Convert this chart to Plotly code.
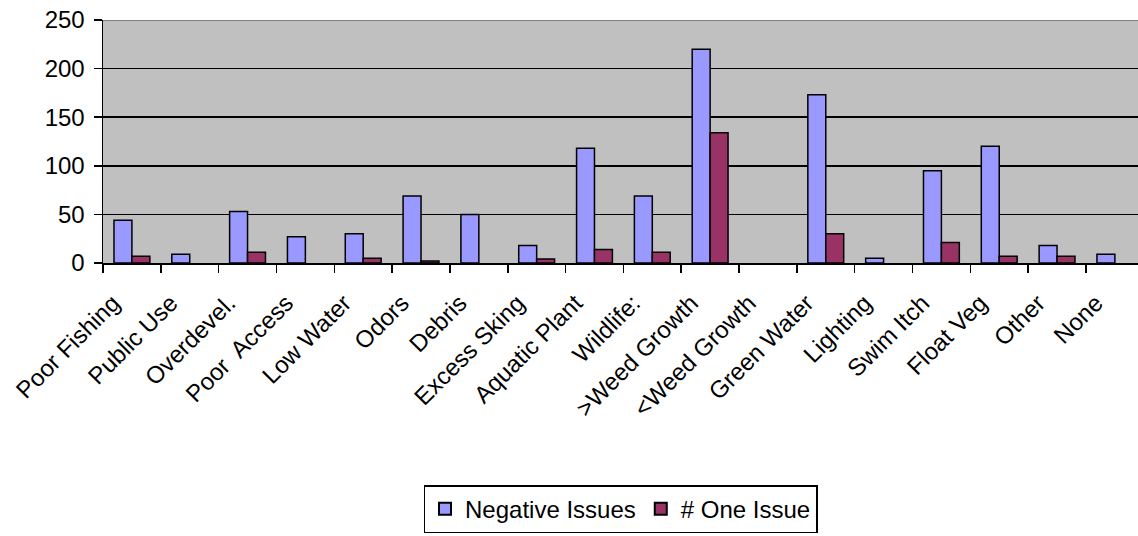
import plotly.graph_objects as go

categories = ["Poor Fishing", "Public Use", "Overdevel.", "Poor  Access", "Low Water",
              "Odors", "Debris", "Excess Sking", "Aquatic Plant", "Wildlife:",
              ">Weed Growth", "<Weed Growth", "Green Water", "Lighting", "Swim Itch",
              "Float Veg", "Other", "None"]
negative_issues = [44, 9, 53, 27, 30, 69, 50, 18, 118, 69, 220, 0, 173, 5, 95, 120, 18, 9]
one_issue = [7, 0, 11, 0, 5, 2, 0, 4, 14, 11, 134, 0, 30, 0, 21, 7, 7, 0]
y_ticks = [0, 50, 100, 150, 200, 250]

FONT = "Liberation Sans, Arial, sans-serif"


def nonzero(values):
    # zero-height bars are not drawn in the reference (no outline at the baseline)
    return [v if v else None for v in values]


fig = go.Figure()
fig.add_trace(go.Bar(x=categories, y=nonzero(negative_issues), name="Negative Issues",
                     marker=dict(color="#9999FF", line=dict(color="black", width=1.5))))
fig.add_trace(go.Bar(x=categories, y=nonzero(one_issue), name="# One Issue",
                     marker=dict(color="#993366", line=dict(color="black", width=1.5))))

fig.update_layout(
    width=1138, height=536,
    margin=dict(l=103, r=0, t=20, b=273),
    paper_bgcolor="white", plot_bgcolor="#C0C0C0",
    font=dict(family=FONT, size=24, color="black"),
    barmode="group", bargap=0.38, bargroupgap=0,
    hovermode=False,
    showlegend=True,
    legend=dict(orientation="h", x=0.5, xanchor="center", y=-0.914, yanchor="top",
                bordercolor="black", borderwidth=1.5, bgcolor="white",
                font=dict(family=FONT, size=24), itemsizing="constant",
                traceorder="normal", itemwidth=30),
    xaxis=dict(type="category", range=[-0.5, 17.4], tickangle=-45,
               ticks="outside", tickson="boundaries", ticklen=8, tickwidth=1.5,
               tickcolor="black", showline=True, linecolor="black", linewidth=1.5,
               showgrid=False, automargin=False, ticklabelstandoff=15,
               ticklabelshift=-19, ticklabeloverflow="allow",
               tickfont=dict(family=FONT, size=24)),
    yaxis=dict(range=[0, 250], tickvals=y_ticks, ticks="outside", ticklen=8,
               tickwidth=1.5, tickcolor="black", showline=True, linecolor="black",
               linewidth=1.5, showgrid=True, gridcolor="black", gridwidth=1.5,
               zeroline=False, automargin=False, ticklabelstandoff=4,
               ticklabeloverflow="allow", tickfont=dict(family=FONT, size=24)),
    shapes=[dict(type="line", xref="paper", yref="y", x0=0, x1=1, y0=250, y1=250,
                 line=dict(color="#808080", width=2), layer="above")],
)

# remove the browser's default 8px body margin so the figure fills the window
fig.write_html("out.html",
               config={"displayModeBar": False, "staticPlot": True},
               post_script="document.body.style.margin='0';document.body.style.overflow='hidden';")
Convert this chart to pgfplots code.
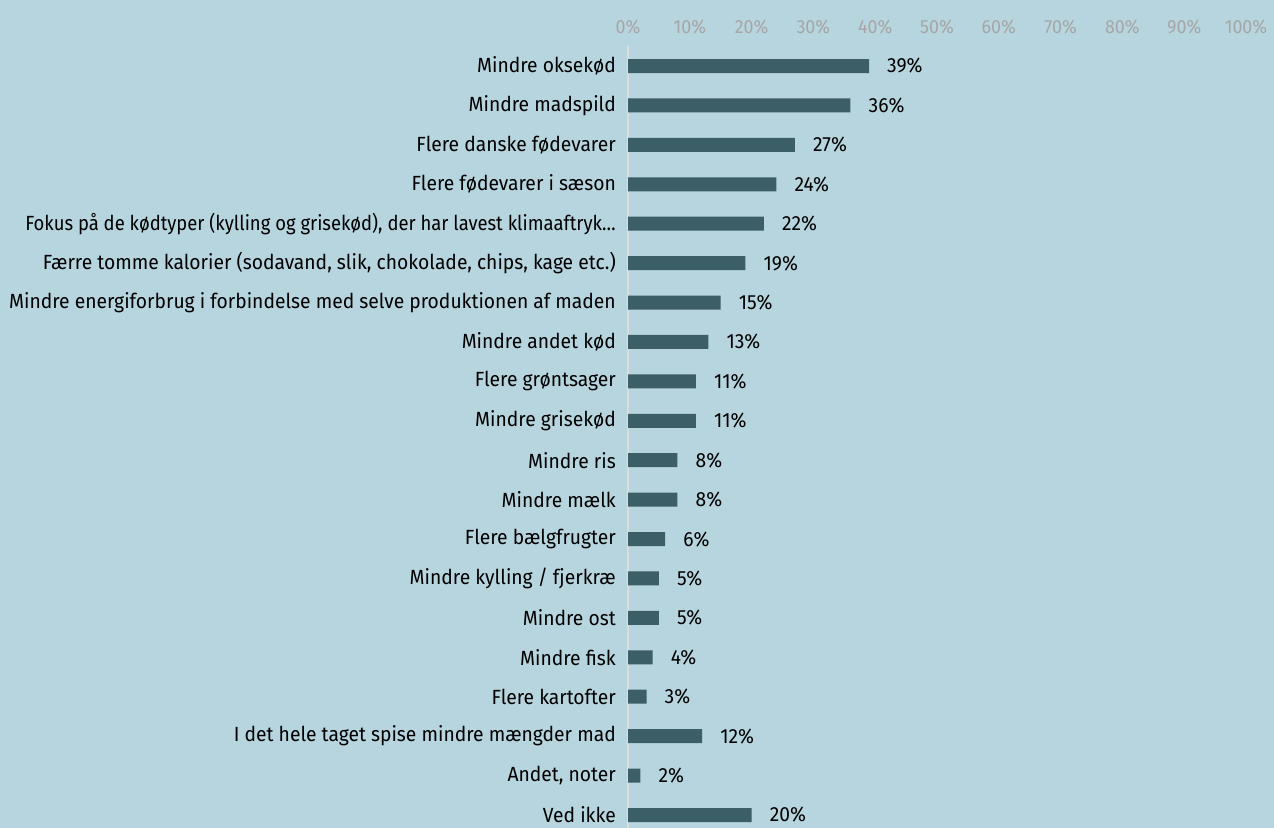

> The request
Repeat the listing above exactly from its first line to the line containing "y_ticks = [0, 50, 100, 150, 200, 250]", both included, and omit the pictures.

> Output of the exercise
Convert this chart to Plotly code.
import plotly.graph_objects as go

categories = ["Poor Fishing", "Public Use", "Overdevel.", "Poor  Access", "Low Water",
              "Odors", "Debris", "Excess Sking", "Aquatic Plant", "Wildlife:",
              ">Weed Growth", "<Weed Growth", "Green Water", "Lighting", "Swim Itch",
              "Float Veg", "Other", "None"]
negative_issues = [44, 9, 53, 27, 30, 69, 50, 18, 118, 69, 220, 0, 173, 5, 95, 120, 18, 9]
one_issue = [7, 0, 11, 0, 5, 2, 0, 4, 14, 11, 134, 0, 30, 0, 21, 7, 7, 0]
y_ticks = [0, 50, 100, 150, 200, 250]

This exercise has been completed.